Macy's Inc.'s decision to shift its cobranded credit cards to American Express Co. from Visa Inc. underscores the increasing competition among card networks and Amex's growth ambitions.

Citigroup Inc., which purchased Macy's credit card receivables in 2005, issues the retailer's private-label and cobranded Bloomingdale's and Macy's credit cards. Last week, Macy's agreed to switch the cards to Amex's network in the fall. (Citi will continue to issue them.)

The deal is a significant win for Amex, which is pushing to expand overall card acceptance and increase the volume of transactions processed on its network, analysts said. "American Express has had a reputation of being less widely used, but they have been trying to change that," said Beth Robertson, the director of payments research at Javelin Strategy and Research. "Clearly this deal is an indication of Amex's desire to expand overall usage and acceptance."
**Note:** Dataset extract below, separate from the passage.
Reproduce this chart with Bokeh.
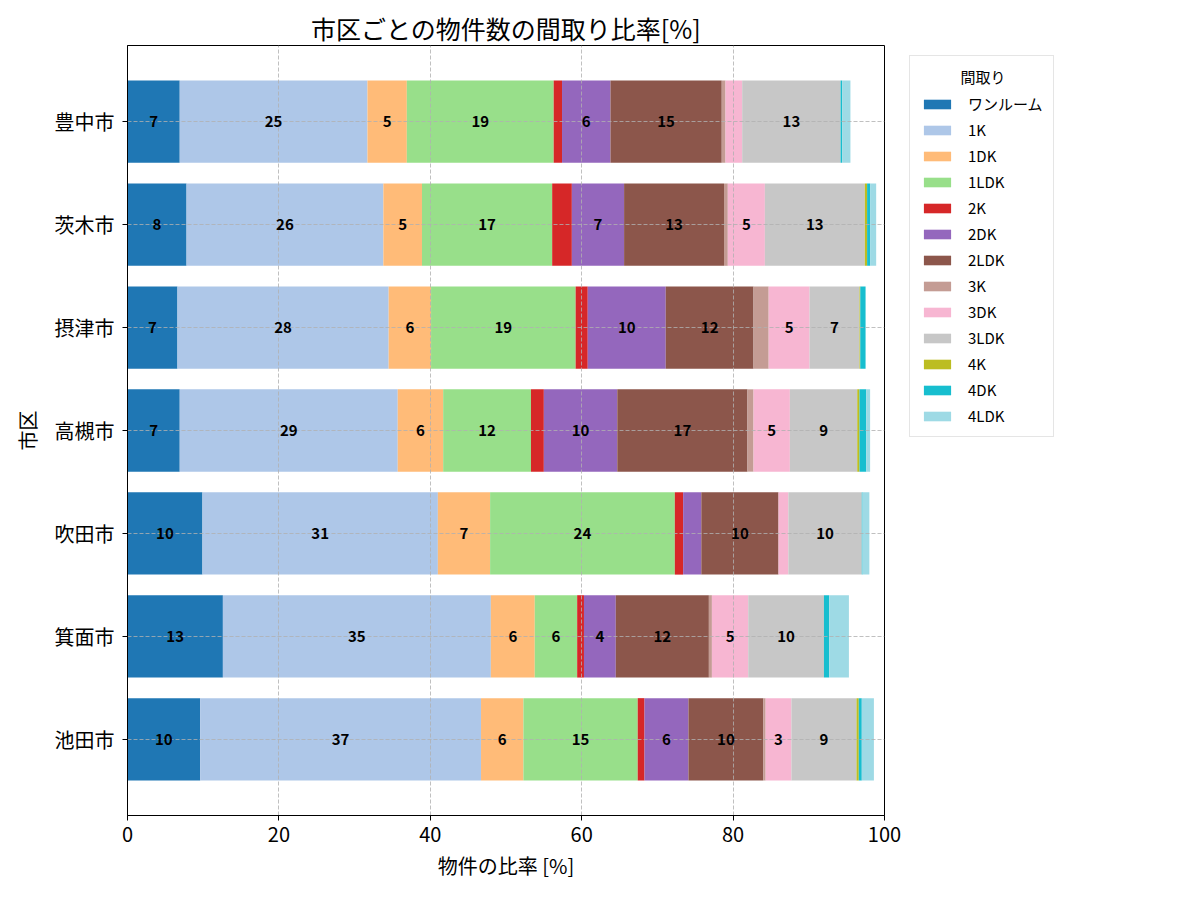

Amex also processes transactions for dozens of other cobranded cards issued by third parties, including 46 cobranded airline cards issued by various banks around the world.

In the U.S., Amex is the processor for several cobranded cards including Fidelity Investments' Fidelity Rewards card, which is issued by FIA Card Services (a unit of Bank of America Corp.) and the Universal Studios cobranded card issued by General Electric Co.'s GE Money unit.

Amex likely offered Citi and Macy's a more-attractive merchant-fee deal than Visa, said Brian Riley, a research director at TowerGroup. "The parties obviously negotiated some kind of interchange deal that works for everyone."

Amex declined to comment on details of the program.

The retailer's contract with Visa was due to expire this fall, and after reviewing all the options Amex provided "the best opportunity to benefit Macy's," a Macy's representative said.

Citi will mail Amex replacement cards to Macy's Visa cardholders by yearend, and Macy's said cardholders will see no changes in credit limits or in the ongoing Bloomingdale's Insider and Macy's Star Rewards loyalty programs attached to their cards.

Visa's exit from Macy's also suggests more trouble is brewing in cobranded card programs, Riley said. "Profit margins are thinner, and as issuers are under increasing pressure to make programs work, a lot of cobranded cards must be renegotiated."

Visa lost its role in another high-profile cobranded card program last month, when JPMorgan Chase & Co.'s cobranded Starbucks Duetto card program ended.